Recently the French chess team was caught and punished for cheating in the Olympiad last year: the culprits included the team captain (a grandmaster), as well as a grandmaster and a master.
One of my friends plays a lot of chess, and I once asked him why he bothered given that AIs can defeat the best human players in the world already, and the opponent could cheat by using an off-the-shelf software package. He answered that chess is a game that’s interesting when played between humans, and that cheating would make the exercise pointless.
My initial thoughts were that a game was flawed if cheating was so easy and so hard to prevent. In some ways this view resembled the idea that drug-free competitive athleticism is over, and we should be open about performance-enhancing technology. However, this goes to the heart of why we play games: we don’t have computers competitively calculating the square root of two, we don’t agree to the rules of a game and then break them, and we don’t sit down to play a game and abdicate all decision-making.

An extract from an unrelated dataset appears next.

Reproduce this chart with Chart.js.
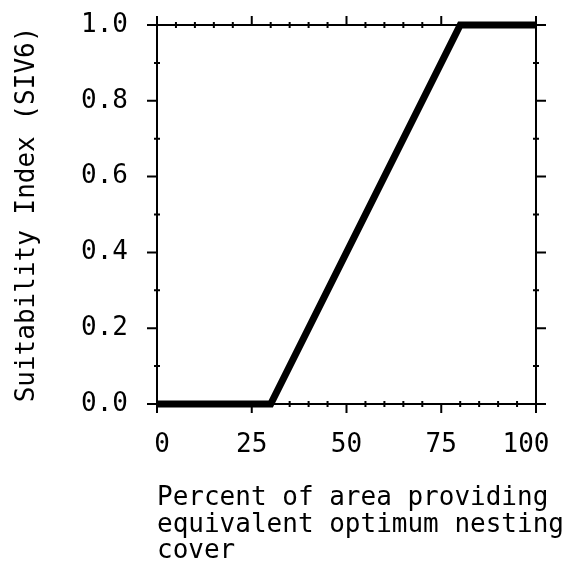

“[Carlsen] resisted playing [chess] against computer programs . . . the machine always won, and he did not like being told that there was one ‘best’ move… ‘It’s like playing someone who is extremely stupid but who beats you anyway’… Carlsen finds [computer] games inelegant, and complains about ‘weird computer moves [he] can’t understand,’ whereas in talking about his own game he speaks of achieving ‘harmony’ among the pieces on the chessboard, and even of ‘poetry,’ ”
Kasparov pitches in:
Many top players are so used to running openings by computers that they shy away from the ones that computers rate poorly; the Russian champion Garry Kasparov believes that, as a result, intuition has been undermined. Kasparov says that Carlsen’s casual attitude makes him “somehow immune” from the homogenization of modern chess. “When we played, it was very clear you couldn’t see everything,” Kasparov tells Max. “Now it’s not about the pattern. It’s more number crunching.”

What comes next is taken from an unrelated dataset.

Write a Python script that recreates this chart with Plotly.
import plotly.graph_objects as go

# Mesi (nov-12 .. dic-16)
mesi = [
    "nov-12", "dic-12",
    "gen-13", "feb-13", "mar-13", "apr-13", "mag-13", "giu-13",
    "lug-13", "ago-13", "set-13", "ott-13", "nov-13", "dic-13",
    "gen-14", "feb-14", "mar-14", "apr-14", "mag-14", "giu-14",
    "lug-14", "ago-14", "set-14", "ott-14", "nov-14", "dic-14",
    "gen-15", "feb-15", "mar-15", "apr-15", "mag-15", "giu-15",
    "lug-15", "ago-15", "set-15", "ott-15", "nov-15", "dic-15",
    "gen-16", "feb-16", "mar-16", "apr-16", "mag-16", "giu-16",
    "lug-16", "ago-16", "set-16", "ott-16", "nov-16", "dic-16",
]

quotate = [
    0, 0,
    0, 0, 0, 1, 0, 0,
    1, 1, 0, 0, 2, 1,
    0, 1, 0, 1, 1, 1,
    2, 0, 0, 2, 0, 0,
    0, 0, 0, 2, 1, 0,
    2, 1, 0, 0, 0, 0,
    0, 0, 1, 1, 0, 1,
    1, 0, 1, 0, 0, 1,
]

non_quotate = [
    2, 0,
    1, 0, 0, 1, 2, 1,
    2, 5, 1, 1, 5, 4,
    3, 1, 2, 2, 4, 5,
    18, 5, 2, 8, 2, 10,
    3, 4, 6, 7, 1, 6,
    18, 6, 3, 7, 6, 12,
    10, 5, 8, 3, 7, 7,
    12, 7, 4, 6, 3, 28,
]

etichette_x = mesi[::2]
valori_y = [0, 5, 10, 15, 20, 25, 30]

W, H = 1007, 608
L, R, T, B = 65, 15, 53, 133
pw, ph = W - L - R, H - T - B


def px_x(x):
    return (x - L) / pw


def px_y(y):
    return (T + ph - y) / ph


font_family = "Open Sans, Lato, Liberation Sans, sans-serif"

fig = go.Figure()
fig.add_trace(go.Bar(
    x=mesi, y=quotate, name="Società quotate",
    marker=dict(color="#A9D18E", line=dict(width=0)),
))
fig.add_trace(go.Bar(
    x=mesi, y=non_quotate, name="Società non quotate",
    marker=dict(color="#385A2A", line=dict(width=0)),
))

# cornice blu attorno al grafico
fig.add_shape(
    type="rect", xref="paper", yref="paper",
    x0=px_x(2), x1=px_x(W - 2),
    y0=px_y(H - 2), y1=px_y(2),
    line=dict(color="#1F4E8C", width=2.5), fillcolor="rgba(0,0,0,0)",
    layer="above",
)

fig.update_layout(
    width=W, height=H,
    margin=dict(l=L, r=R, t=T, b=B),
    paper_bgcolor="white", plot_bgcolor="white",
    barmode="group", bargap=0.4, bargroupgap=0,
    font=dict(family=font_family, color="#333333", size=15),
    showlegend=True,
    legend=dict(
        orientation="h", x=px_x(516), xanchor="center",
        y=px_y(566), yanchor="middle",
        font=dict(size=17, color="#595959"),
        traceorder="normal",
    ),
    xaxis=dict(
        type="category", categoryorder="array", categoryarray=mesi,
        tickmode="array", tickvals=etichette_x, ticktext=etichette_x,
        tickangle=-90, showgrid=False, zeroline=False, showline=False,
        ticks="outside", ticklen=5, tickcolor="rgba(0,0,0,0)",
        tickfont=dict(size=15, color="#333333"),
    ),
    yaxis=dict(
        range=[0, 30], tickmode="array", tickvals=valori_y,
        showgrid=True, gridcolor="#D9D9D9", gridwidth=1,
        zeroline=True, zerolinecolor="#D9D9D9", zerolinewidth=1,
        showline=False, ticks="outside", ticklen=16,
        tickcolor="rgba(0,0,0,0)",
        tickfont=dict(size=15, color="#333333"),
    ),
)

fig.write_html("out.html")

Personally, I think the dominance and pervasiveness of computers in Chess is tragic. My friend’s point of view seemed bizarre initially, but I’ve come around to seeing the value of semi-solved games. Despite ridiculous claims about the depth of Euros (European-style board games) exceeding Chess, I believe they are much easier to solve (just look at all the Dominion simulation going on) and yet still want to play them. I can see why the Japan Shogi Association banned games between its professionals and AI.